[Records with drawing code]
+--

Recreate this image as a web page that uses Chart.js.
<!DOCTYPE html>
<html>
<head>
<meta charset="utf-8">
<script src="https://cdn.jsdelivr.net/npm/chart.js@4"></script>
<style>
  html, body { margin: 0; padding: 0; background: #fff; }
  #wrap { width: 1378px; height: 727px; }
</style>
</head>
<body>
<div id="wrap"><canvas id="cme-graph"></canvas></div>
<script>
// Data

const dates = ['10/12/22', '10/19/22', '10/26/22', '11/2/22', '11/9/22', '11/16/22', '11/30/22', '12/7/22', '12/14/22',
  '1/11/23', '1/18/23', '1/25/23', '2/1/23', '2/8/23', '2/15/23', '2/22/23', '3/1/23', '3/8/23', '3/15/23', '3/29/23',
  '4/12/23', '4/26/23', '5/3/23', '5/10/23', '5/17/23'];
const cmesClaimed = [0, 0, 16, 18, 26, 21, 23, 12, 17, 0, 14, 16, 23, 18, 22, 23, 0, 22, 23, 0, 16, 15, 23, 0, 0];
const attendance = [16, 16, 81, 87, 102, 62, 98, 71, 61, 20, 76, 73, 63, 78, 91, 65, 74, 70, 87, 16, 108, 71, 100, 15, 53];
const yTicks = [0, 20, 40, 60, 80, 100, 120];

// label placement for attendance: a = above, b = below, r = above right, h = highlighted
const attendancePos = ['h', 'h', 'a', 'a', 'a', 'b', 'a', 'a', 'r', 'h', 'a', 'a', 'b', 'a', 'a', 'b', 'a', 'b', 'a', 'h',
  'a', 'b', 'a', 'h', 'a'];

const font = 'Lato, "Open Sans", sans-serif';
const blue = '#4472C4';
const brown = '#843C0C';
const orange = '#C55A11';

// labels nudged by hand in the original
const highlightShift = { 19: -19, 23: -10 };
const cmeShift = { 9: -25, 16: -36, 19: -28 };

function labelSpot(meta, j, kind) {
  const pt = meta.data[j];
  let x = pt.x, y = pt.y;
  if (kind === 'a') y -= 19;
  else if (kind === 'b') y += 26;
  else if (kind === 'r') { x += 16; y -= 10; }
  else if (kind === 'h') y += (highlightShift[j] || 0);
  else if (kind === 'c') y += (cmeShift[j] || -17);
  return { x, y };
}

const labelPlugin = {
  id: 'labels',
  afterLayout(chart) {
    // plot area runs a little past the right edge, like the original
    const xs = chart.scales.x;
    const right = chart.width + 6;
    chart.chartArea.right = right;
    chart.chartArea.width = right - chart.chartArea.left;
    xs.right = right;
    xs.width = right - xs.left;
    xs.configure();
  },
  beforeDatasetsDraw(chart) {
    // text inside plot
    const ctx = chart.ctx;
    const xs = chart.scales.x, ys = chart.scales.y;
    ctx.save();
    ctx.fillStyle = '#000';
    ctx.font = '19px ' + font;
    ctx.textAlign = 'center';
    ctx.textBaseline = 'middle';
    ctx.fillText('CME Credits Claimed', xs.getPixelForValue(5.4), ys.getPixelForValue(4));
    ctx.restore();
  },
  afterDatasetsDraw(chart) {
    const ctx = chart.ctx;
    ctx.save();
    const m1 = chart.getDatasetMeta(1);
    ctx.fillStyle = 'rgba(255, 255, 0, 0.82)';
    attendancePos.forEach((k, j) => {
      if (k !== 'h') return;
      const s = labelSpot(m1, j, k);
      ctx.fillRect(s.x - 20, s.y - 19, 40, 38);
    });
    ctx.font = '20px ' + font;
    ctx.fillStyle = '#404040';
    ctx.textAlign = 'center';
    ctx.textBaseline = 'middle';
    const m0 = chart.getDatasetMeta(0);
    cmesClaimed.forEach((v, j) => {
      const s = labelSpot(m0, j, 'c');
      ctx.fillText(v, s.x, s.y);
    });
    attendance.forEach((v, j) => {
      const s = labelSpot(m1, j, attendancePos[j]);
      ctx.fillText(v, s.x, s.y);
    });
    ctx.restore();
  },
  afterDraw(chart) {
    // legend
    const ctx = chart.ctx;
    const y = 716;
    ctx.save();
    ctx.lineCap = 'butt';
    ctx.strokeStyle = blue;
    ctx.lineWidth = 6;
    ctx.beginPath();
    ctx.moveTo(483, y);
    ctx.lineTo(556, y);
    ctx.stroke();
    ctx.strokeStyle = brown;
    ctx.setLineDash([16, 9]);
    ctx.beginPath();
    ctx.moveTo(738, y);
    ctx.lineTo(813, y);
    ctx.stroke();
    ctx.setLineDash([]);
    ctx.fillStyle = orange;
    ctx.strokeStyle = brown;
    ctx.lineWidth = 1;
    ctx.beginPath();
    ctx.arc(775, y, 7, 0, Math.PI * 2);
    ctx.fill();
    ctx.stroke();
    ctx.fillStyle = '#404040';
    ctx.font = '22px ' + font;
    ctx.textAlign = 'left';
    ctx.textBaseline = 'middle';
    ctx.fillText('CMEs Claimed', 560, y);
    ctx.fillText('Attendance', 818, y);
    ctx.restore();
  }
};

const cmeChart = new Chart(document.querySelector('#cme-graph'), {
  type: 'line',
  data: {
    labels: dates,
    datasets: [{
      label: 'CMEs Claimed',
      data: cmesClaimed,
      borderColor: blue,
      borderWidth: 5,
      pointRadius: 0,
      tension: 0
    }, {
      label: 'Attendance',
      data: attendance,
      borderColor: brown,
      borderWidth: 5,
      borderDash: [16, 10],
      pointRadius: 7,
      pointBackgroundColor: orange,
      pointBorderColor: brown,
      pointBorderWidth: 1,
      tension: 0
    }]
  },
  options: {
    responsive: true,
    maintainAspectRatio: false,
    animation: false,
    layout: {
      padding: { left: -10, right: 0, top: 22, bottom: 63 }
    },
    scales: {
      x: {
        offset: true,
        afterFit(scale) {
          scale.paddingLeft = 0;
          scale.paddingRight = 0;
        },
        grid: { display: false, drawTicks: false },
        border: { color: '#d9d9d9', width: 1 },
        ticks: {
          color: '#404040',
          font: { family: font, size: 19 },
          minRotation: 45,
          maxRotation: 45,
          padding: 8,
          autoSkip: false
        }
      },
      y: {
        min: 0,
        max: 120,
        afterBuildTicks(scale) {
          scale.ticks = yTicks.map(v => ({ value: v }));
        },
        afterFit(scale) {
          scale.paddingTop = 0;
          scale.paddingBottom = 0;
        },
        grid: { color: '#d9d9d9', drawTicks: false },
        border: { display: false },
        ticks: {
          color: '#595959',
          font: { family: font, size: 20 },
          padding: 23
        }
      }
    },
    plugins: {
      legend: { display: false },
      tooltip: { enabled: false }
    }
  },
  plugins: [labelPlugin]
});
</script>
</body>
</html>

+--

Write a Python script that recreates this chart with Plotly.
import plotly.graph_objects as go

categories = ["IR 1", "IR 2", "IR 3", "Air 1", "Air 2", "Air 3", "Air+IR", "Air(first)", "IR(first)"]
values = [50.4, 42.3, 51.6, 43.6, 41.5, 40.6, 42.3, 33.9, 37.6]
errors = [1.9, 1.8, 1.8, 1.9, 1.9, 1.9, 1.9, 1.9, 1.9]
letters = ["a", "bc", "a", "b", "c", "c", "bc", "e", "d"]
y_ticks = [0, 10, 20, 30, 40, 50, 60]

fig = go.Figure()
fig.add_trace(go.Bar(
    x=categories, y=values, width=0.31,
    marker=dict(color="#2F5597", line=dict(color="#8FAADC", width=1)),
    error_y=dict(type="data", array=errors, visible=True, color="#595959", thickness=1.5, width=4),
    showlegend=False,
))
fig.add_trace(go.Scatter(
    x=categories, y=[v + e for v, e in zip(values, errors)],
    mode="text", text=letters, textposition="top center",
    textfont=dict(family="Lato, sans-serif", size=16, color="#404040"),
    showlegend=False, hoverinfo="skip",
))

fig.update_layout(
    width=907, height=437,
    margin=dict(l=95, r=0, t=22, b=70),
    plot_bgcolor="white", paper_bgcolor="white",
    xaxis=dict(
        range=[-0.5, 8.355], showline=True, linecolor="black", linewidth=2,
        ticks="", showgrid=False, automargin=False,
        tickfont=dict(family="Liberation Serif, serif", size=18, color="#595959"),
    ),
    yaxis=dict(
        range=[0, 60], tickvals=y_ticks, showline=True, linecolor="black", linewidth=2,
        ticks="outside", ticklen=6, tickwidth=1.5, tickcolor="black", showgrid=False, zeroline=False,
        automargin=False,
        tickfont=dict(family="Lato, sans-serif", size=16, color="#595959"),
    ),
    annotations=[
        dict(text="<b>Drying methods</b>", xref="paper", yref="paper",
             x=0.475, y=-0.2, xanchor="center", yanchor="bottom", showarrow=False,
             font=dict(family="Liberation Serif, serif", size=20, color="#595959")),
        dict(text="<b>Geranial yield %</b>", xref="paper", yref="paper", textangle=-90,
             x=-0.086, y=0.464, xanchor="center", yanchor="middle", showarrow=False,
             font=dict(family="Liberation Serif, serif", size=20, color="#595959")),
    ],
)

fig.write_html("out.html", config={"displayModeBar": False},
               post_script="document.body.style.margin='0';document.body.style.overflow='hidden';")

+--

Repeat word for word the lines from the line containing "Write a Python" to the line containing "y_ticks = [0, 10, 20, 30, 40, 50, 60]", both lines included; nothing else should appear.

> Solution for this problem
Write a Python script that recreates this chart with Plotly.
import plotly.graph_objects as go

categories = ["IR 1", "IR 2", "IR 3", "Air 1", "Air 2", "Air 3", "Air+IR", "Air(first)", "IR(first)"]
values = [50.4, 42.3, 51.6, 43.6, 41.5, 40.6, 42.3, 33.9, 37.6]
errors = [1.9, 1.8, 1.8, 1.9, 1.9, 1.9, 1.9, 1.9, 1.9]
letters = ["a", "bc", "a", "b", "c", "c", "bc", "e", "d"]
y_ticks = [0, 10, 20, 30, 40, 50, 60]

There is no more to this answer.